- [Exercise objective]:
Wherever a line holds the word "this", copy that line out.

- [Entries shown]:
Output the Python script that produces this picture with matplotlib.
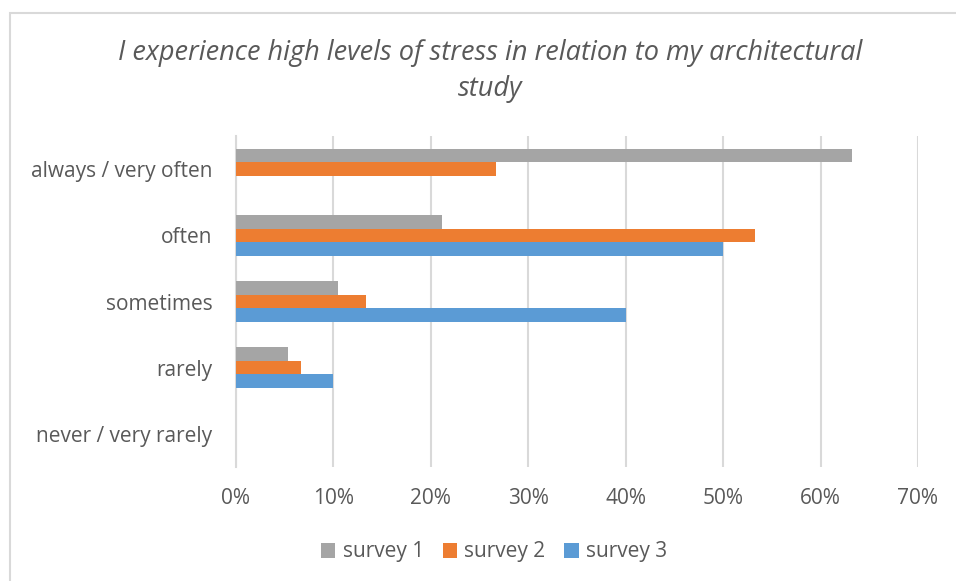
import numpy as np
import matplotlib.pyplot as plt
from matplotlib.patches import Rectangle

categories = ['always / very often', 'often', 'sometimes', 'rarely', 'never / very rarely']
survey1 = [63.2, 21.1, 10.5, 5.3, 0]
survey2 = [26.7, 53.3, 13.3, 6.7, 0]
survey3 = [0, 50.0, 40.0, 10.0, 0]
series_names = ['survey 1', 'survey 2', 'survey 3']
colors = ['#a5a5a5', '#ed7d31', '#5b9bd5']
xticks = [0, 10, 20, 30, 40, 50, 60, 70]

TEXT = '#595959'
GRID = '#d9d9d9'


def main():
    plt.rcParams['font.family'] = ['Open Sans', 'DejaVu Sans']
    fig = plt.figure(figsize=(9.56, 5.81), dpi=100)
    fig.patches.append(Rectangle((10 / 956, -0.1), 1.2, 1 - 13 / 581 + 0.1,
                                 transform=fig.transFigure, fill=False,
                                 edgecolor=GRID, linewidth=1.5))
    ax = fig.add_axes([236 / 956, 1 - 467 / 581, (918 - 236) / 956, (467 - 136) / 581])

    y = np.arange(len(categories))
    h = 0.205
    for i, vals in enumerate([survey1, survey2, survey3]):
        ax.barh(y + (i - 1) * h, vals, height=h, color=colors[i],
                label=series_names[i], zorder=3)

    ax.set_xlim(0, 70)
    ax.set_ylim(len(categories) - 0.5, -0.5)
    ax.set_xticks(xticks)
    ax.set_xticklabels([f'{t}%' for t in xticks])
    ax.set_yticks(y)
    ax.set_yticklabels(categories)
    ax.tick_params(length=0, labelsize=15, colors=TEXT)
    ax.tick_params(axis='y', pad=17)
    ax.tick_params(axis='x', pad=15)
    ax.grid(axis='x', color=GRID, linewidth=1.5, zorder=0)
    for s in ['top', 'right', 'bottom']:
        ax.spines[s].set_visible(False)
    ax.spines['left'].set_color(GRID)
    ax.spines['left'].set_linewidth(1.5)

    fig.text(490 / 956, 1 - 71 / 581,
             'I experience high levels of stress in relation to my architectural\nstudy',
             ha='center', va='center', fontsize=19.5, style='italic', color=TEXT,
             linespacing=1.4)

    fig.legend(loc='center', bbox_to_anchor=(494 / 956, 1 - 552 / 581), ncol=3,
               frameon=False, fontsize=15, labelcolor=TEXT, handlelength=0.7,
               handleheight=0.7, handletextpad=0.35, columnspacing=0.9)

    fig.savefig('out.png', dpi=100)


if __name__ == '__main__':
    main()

...

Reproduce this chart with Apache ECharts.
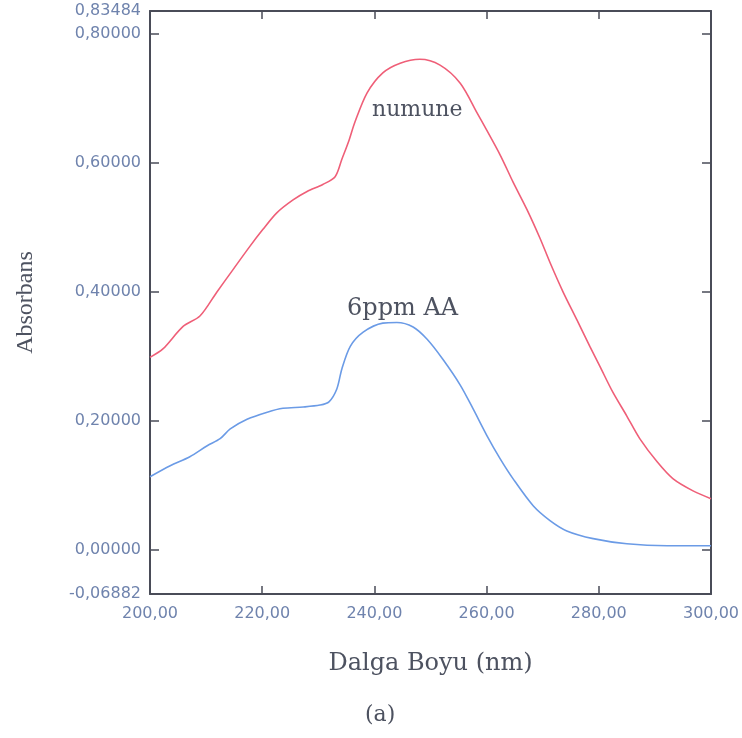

- [Task response]:
Output the Python script that produces this picture with matplotlib.
Reproduce this chart with Apache ECharts.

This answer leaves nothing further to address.